The brigade left its camp at sunrise on Wednesday, July 15, 1863, and marched thirteen miles, passing through Martinsburg.
They finally camped at Bunker Hill, a hamlet beside the Winchester Pike, on Mill Creek, a tributary of Opequan Creek.
The weather was clear and “very warm” according to Spartan Band diarist William H. Hill.
“The army has moved up near this place to-day,” Private Robert A. Moore of the 17th Regiment recorded in his diary. “I think we will remain here for a few days. We were bivouaced on this ground on the 2nd of last Sept.
“Have been living on green apples to-day. Several of our slightly wounded have come in. A portion of our army is very badly disorganized.”

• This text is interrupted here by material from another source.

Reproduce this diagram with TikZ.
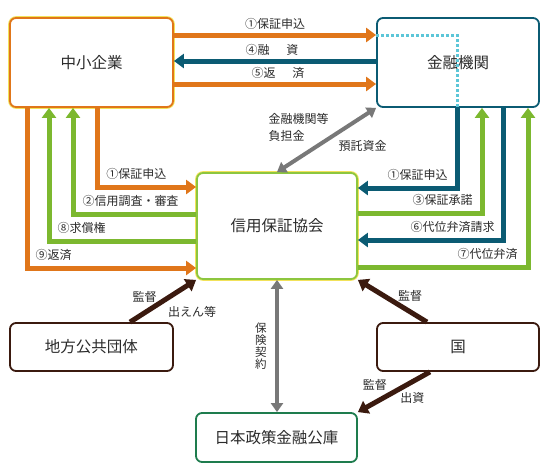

On Thursday, a clear day that gradually turned cloudy, the 13th Regiment rested, according to Hill, while Moore said the 17th was sent out on picket duty a few miles north of Bunker Hill to support the cavalry against a reported Union advance.

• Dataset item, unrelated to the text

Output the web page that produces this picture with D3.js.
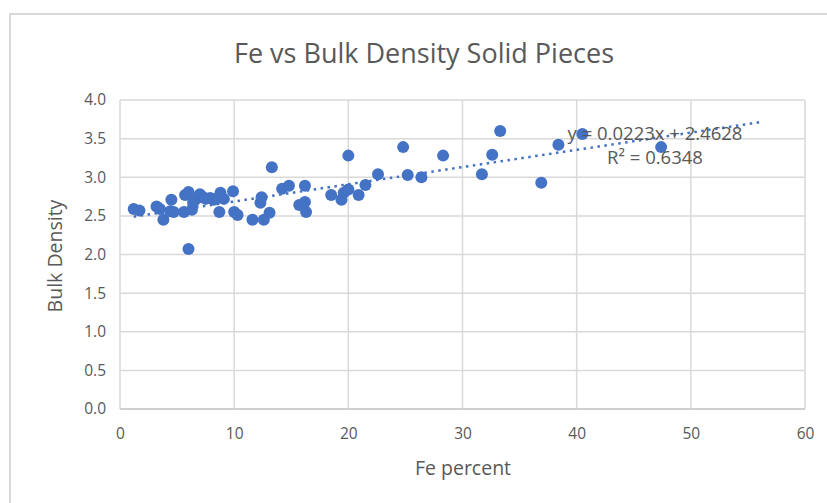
<!DOCTYPE html>
<html>
<head>
<meta charset="utf-8" />
<title>Fe vs Bulk Density Solid Pieces</title>
<style>
html, body{
	margin: 0px;
	padding: 0px;
	background: #fff;
}
text { font-family: "Open Sans", "Noto Sans", sans-serif; fill: #595959; }
</style>
</head>
<body>
<svg id="chart" width="827" height="503"></svg>
<script src="https://d3js.org/d3.v7.min.js"></script>
<script>

// Fe percent vs bulk density
var fePercent = [1.2, 1.7, 3.2, 3.5, 3.8, 4.5, 4.4, 4.7, 5.6, 5.7, 6.0, 6.0, 6.3, 6.4, 6.7, 7.0, 7.3, 7.5, 7.9, 8.2,
	8.6, 8.8, 8.7, 9.1, 9.9, 10.0, 10.3, 11.6, 12.3, 12.4, 12.6, 13.1, 13.3, 14.2, 14.8, 15.7, 16.2, 16.3, 16.2,
	18.5, 19.4, 19.6, 20.0, 20.0, 20.9, 21.5, 22.6, 24.8, 25.2, 26.4, 28.3, 31.7, 32.6, 33.3, 36.9, 38.4, 40.5, 47.4];
var bulkDensity = [2.59, 2.57, 2.62, 2.59, 2.45, 2.71, 2.56, 2.55, 2.55, 2.77, 2.81, 2.07, 2.58, 2.67, 2.72, 2.78, 2.74, 2.72, 2.73, 2.71,
	2.73, 2.80, 2.55, 2.72, 2.82, 2.55, 2.51, 2.45, 2.67, 2.74, 2.45, 2.54, 3.13, 2.85, 2.89, 2.64, 2.68, 2.55, 2.89,
	2.77, 2.71, 2.80, 2.84, 3.28, 2.77, 2.90, 3.04, 3.39, 3.03, 3.00, 3.28, 3.04, 3.29, 3.60, 2.93, 3.42, 3.56, 3.39];

var xTicks = [0, 10, 20, 30, 40, 50, 60];
var yTicks = [0, 0.5, 1.0, 1.5, 2.0, 2.5, 3.0, 3.5, 4.0];

// linear trendline y = 0.0223x + 2.4628, R² = 0.6348
var trendSlope = 0.0223, trendIntercept = 2.4628, trendR2 = 0.6348;
var trendRange = [1.2, 56.2];

var svg = d3.select("#chart");

// chart border
svg.append("rect")
	.attr("x", 10).attr("y", 14)
	.attr("width", 840).attr("height", 520)
	.attr("fill", "none")
	.attr("stroke", "#d9d9d9")
	.attr("stroke-width", 2);

var x = d3.scaleLinear().domain([0, 60]).range([120, 805]);
var y = d3.scaleLinear().domain([0, 4]).range([409, 100]);

// gridlines
svg.append("g").selectAll("line.h")
	.data(yTicks)
	.enter().append("line")
	.attr("x1", x(0)).attr("x2", x(60))
	.attr("y1", d => y(d)).attr("y2", d => y(d))
	.attr("stroke", d => d === 0 ? "#bfbfbf" : "#d9d9d9")
	.attr("stroke-width", 1.5);

svg.append("g").selectAll("line.v")
	.data(xTicks)
	.enter().append("line")
	.attr("y1", y(0)).attr("y2", y(4))
	.attr("x1", d => x(d)).attr("x2", d => x(d))
	.attr("stroke", "#d9d9d9")
	.attr("stroke-width", 1.5);

// axes, only the labels
var xAxis = svg.append("g")
	.attr("transform", "translate(0," + (y(0) + 9) + ")")
	.call(d3.axisBottom(x).tickValues(xTicks).tickSize(0).tickPadding(10));
var yAxis = svg.append("g")
	.attr("transform", "translate(" + (x(0) - 8) + ",0)")
	.call(d3.axisLeft(y).tickValues(yTicks).tickFormat(d3.format(".1f")).tickSize(0).tickPadding(6));
[xAxis, yAxis].forEach(function(a){
	a.select(".domain").remove();
	a.selectAll("text").style("font-size", "15.5px").attr("fill", "#595959")
		.style("font-family", '"Open Sans", sans-serif');
});

// points
svg.append("g").selectAll("circle")
	.data(fePercent.map((d, i) => [d, bulkDensity[i]]))
	.enter().append("circle")
	.attr("cx", d => x(d[0]))
	.attr("cy", d => y(d[1]))
	.attr("r", 6)
	.attr("fill", "#4472c4");

// trendline
svg.append("line")
	.attr("x1", x(trendRange[0])).attr("y1", y(trendSlope * trendRange[0] + trendIntercept))
	.attr("x2", x(trendRange[1])).attr("y2", y(trendSlope * trendRange[1] + trendIntercept))
	.attr("stroke", "#4472c4")
	.attr("stroke-width", 2.5)
	.attr("stroke-dasharray", "2.5,4.5");

// trendline label
svg.append("text")
	.attr("x", 655).attr("y", 140)
	.attr("text-anchor", "middle")
	.style("font-size", "18.5px")
	.text("y = " + trendSlope + "x + " + trendIntercept);
svg.append("text")
	.attr("x", 655).attr("y", 164)
	.attr("text-anchor", "middle")
	.style("font-size", "18.5px")
	.text("R² = " + trendR2);

// titles
svg.append("text")
	.attr("x", 424).attr("y", 63)
	.attr("text-anchor", "middle")
	.style("font-size", "27px")
	.text("Fe vs Bulk Density Solid Pieces");

svg.append("text")
	.attr("x", 463).attr("y", 475)
	.attr("text-anchor", "middle")
	.style("font-size", "19.5px")
	.text("Fe percent");

svg.append("text")
	.attr("transform", "translate(62,256) rotate(-90)")
	.attr("text-anchor", "middle")
	.style("font-size", "19.5px")
	.text("Bulk Density");

</script>
</body>
</html>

But the Rebel cavalry “was successful in thrashing them,” Moore added, and “[T]he boys have been in the berry patches grazing. Va. is a fine state for berries.”
By Friday it was raining again, “slowly all day,” Hill recorded. “I wrote to Ma this morning.”
Moore spent the day feeling blue, which he wrote that a rainy day had “the tendency” to do to him. But news from home didn’t help.
“Port Hudson surrendered on the 9th inst. and Gen. Bragg has fallen back to the Tenn. River. Times are getting to look dark & gloomy & some are getting feint hearted. It is indeed a dark hour but we have had as dark before. If our cause be just we will yet triumph.”
Saturday, July 18, the 13th and 17th and the rest of McLaws Division packed up at 2 p.m. They left some of their wounded, and others to tend to them, and marched four miles south and camped again near Smithfield on the Berryville Road.
The aim, Moore wrote, was “that we might be more convenient to forage. Souldiers are hungry & ill & rations short & water bad. The weather is clear and hot.”
On Sunday, there was preaching in the brigade’s camp and those still of a mind to do so were praying or reading their Bibles and tracts.
Wrote Moore: “What a dear friend is Jesus to those who live in constant prayer with him. We will march to-morrow.”